I think that what sums it up for me, take both ends of the age spectrum: parents worried about their children becoming students, ex-Conservative voters always assumed their kids would be able to get university degrees, for the first time they've had to worry about being able to afford it. Ex-Labour voters, thinking they would never have to face that financial burden with a Labour government, now having to consider whether their children will be able to aspire to university education. At the other end of the age spectrum -
DAVID FROST:
But the - but the thing is a lot of people say that -
CHARLES KENNEDY:
- concerned about long term care charges for their aged parents. We're the only people with direct-costed policies that appeal to those who have previously wanted to vote Labour or Conservative, they're increasingly coming to the Liberal Democrats.
DAVID FROST:
But there's no doubt, you were to the left of Labour in Brent East and you can't do that in a lot of -
CHARLES KENNEDY:
No we were not. No we were not to the left of Labour in Brent East whatsoever. What we put forward in Brent East was a number of things: there was our stance on the international situation, there was our stance and our policies on the national situation, particularly improved delivery, as well as the funding, for the public services, and there was our attention to the local issues which had been so neglected by that Labour local authority over so many years.
Now that's what appealed to people in Brent, and I probably spoke to as many voters in Brent as anyone over these past two or three months and do you know something?
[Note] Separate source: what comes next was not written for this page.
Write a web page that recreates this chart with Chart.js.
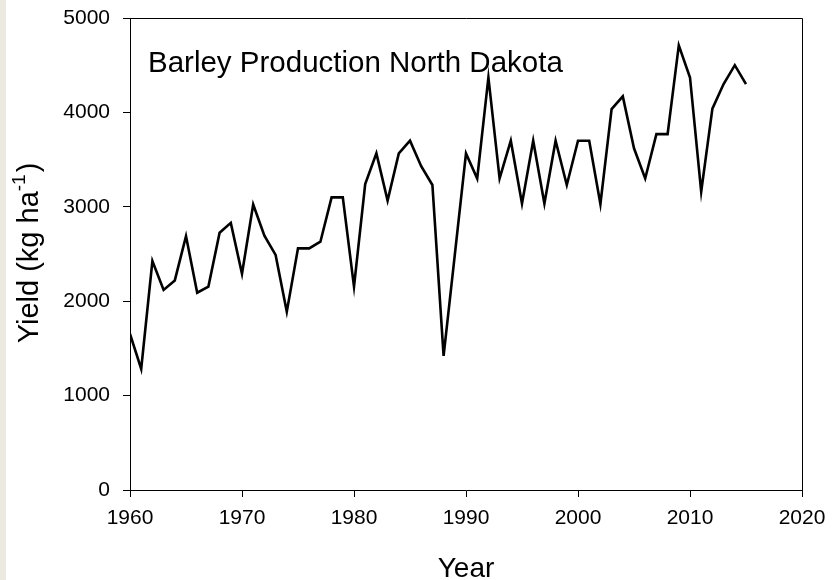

Not once, not on a single occasion, unprompted, did any member of the public mention to me the politics of left or right.
What they want are the politics that address people's concerns, the concerns of their communities and what are you, Mr Kennedy and the Liberal Democrats, going to do about it? Have you got solutions to our problems? We talked positively about people's aspirations and about the interest that we all have as a society we do best, rather than wasting our time with vocabulary that doesn't mean anything to anybody.